General Relativistic Numerical Simulation of sub-Keplerian Transonic Accretion Flows onto Rotating Black Holes: Kerr Spacetime

TL;DR

This paper presents the first general relativistic numerical simulations of sub-Keplerian transonic accretion flows onto rotating black holes, revealing steady shock solutions in two dimensions that could help measure black hole spins via spectral analysis.

Contribution

It introduces a novel 2D simulation of advective flows around Kerr black holes, demonstrating steady shock formation in a regime where none was previously known.

Findings

Steady shock waves form in 2D accretion flows around rotating black holes.
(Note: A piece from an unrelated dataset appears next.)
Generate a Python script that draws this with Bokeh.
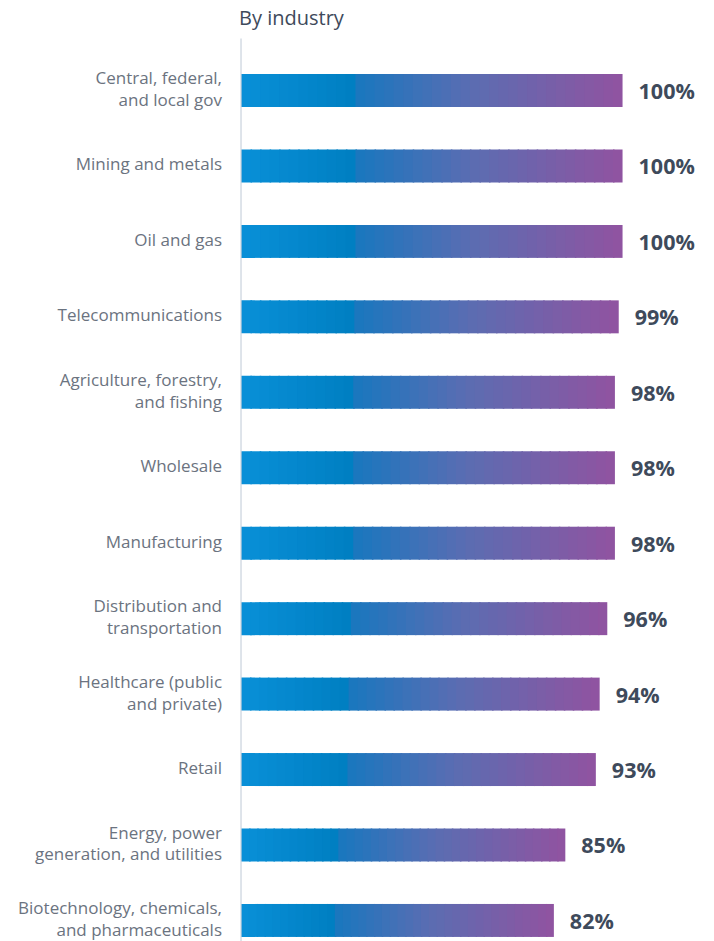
from bokeh.plotting import figure
from bokeh.models import Range1d, ColumnDataSource, Label
from bokeh.core.properties import value
from bokeh.embed import file_html
from bokeh.resources import INLINE

categories = [
    "Central, federal,\nand local gov",
    "Mining and metals",
    "Oil and gas",
    "Telecommunications",
    "Agriculture, forestry,\nand fishing",
    "Wholesale",
    "Manufacturing",
    "Distribution and\ntransportation",
    "Healthcare (public\nand private)",
    "Retail",
    "Energy, power\ngeneration, and utilities",
    "Biotechnology, chemicals,\nand pharmaceuticals",
]
values = [100, 100, 100, 99, 98, 98, 98, 96, 94, 93, 85, 82]
value_labels = [f"{v}%" for v in values]
title_text = "By industry"

# gradient stops (fraction along each bar, colour)
stops = [(0.0, (9, 144, 216)), (0.29, (0, 127, 194)), (0.30, (24, 119, 191)),
         (0.6, (90, 109, 178)), (1.0, (145, 83, 160))]

def grad(t):
    for (t0, c0), (t1, c1) in zip(stops[:-1], stops[1:]):
        if t <= t1:
            f = 0 if t1 == t0 else (t - t0) / (t1 - t0)
            c = [round(a + (b - a) * f) for a, b in zip(c0, c1)]
            return "#%02x%02x%02x" % tuple(c)
    return "#%02x%02x%02x" % stops[-1][1]

N = 40
BAR_H = 0.437
left, right, top, bottom, colors = [], [], [], [], []
for i, v in enumerate(values):
    for k in range(N):
        left.append(v * k / N)
        right.append(v * (k + 1) / N + (0.4 if k < N - 1 else 0))
        top.append(i - BAR_H / 2)
        bottom.append(i + BAR_H / 2)
        colors.append(grad((k + 0.5) / N))

p = figure(width=714, height=941, output_backend="svg", toolbar_location=None,
           x_range=Range1d(-63.04, 124.1), y_range=Range1d(11.279, -1.1928),
           min_border=0, outline_line_color=None)
p.xaxis.visible = False
p.yaxis.visible = False
p.grid.visible = False
p.background_fill_color = "white"

p.quad(left=left, right=right, top=top, bottom=bottom, fill_color=colors,
       line_color=None)

ys = list(range(len(categories)))
# axis line
p.segment(x0=[0], x1=[0], y0=[-0.689], y1=[11.279], line_color="#c9d2dd", line_width=1.2)

src = ColumnDataSource(dict(y=ys, cat=categories, v=values, lab=value_labels,
                            zero=[0] * len(ys)))
p.text(x="zero", y="y", text="cat", source=src, x_offset=-19, y_offset=-2,
       text_align="right", text_baseline="middle", text_font=value("Open Sans"),
       text_font_size="17px", text_color="#6b7380", text_line_height=0.95)
p.text(x="v", y="y", text="lab", source=src, x_offset=16, text_align="left",
       text_baseline="middle", text_font=value("Open Sans"), text_font_size="21.5px",
       text_font_style="bold", text_color="#3e4a5b")

p.add_layout(Label(x=0, y=-0.9675, x_offset=-2, text=title_text, text_align="left",
                   text_baseline="middle", text_font="Open Sans", text_font_size="20px",
                   text_color="#3e4a5b"))

open("out.html", "w").write(file_html(p, INLINE))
Simulations match theoretical results in 1D, validating the code.

Shock regions could influence observed spectra and aid in spin measurement.

Abstract

We study time evolution of sub-Keplerian transonic accretion flows onto black holes using a general relativistic numerical simulation code. We perform simulations around the black holes having non-zero rotation. We first compare one-dimensional simulation results with theoretical results and validate the performance of our code. Next, we present results of axisymmetric, two-dimensional simulation of advective flows. In the literature, there is no solution which describes steady shock solutions in two dimensions. However, our simulations produce these centrifugal force supported steady shock waves even in presence of strong dragging of inertial frames. Since the post-shock region could be hot and upscatter photons through Comptonization, these shock would put imprints on the spectra. Thus, our solutions, which represent truly new results, could be useful to measure spins through radiation spectrum of accreting Kerr black holes.